Case Name: Gardner, Appellant, v. Ives
Court: Supreme Court of Pennsylvania
Jurisdiction: Pennsylvania
Decision Date: 1915-03-22
Citations: 248 Pa. 574
Docket Number: Appeal, No. 180
Parties: Gardner, Appellant, v. Ives.
Judges: Before Brown, C. J., Potter, Stewart, Moschzisker and Frazer, JJ.
Reporter: Pennsylvania State Reports
Volume: 248
Pages: 574–575

Head Matter:
Gardner, Appellant, v. Ives.
Equity — Cancellation of deed — Fraud and undue influence.
A bill in equity praying that a deed executed by a mother to her son be declared null and void on the ground that at the time it was executed the grantor was in her eighty-second year, of failing memory, and weak in body and mind, and that the grantee had procured the execution of the instrument by fraud and undue influence, is properly dismissed where there is a finding based on competent evidence that the grantor at the time she executed the deed had sufficient mental capacity to understand what she did, and that the grantee had exercised no undue influence over her in inducing her to execute and deliver the instrument to him.
Argued Feb. 22, 1915.
March 22, 1915:
Appeal, No. 180, Jan. T., 1914, by plaintiff, from decree of C. P. Lackawanna Co., March T., 1912, No. 16, in equity, dismissing bill in equity for the cancellation of a deed in case of Flora E. Gardner v. Francis M. Ives.

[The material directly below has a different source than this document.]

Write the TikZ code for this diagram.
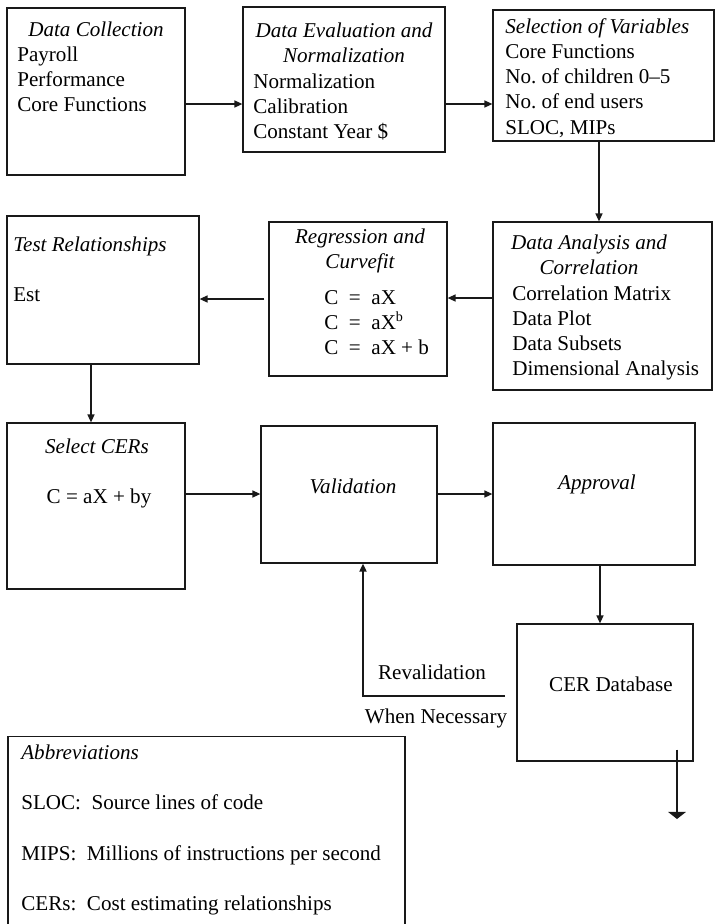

Before Brown, C. J., Potter, Stewart, Moschzisker and Frazer, JJ.
Affirmed.
Bill in equity to annul and set aside a deed. Before Edwards, P. J.
The opinion of the Supreme Court states the case.
The court dismissed the bill. Plaintiff appealed.
Error assigned was the decree of the court.
A. A. Yosburg, with him William H. Roe, for appellant.
R. W. Archbald, with him W. W. Rail, for appellee.

Opinion:
Per Curiam,
The averments in appellant's bill, upon which she asked that the deed to the appellee be declared null and void, are that at the time it was executed by Mary Ives she was in her eighty-second year, with failing memory, weak in body and mind, and that the appellee had procured the execution of the instrument by fraud and undue influence. The learned and careful chancellor below found, "with no difficulty whatever," that the grantor, at the time she executed the deed, had sufficient mental capacity to understand what she did, and that the grantee, her son, had exercised no undue influence over her in inducing her to execute and deliver .the instrument to him. On these findings the appeal is dismissed and the decree affirmed at appellant's costs.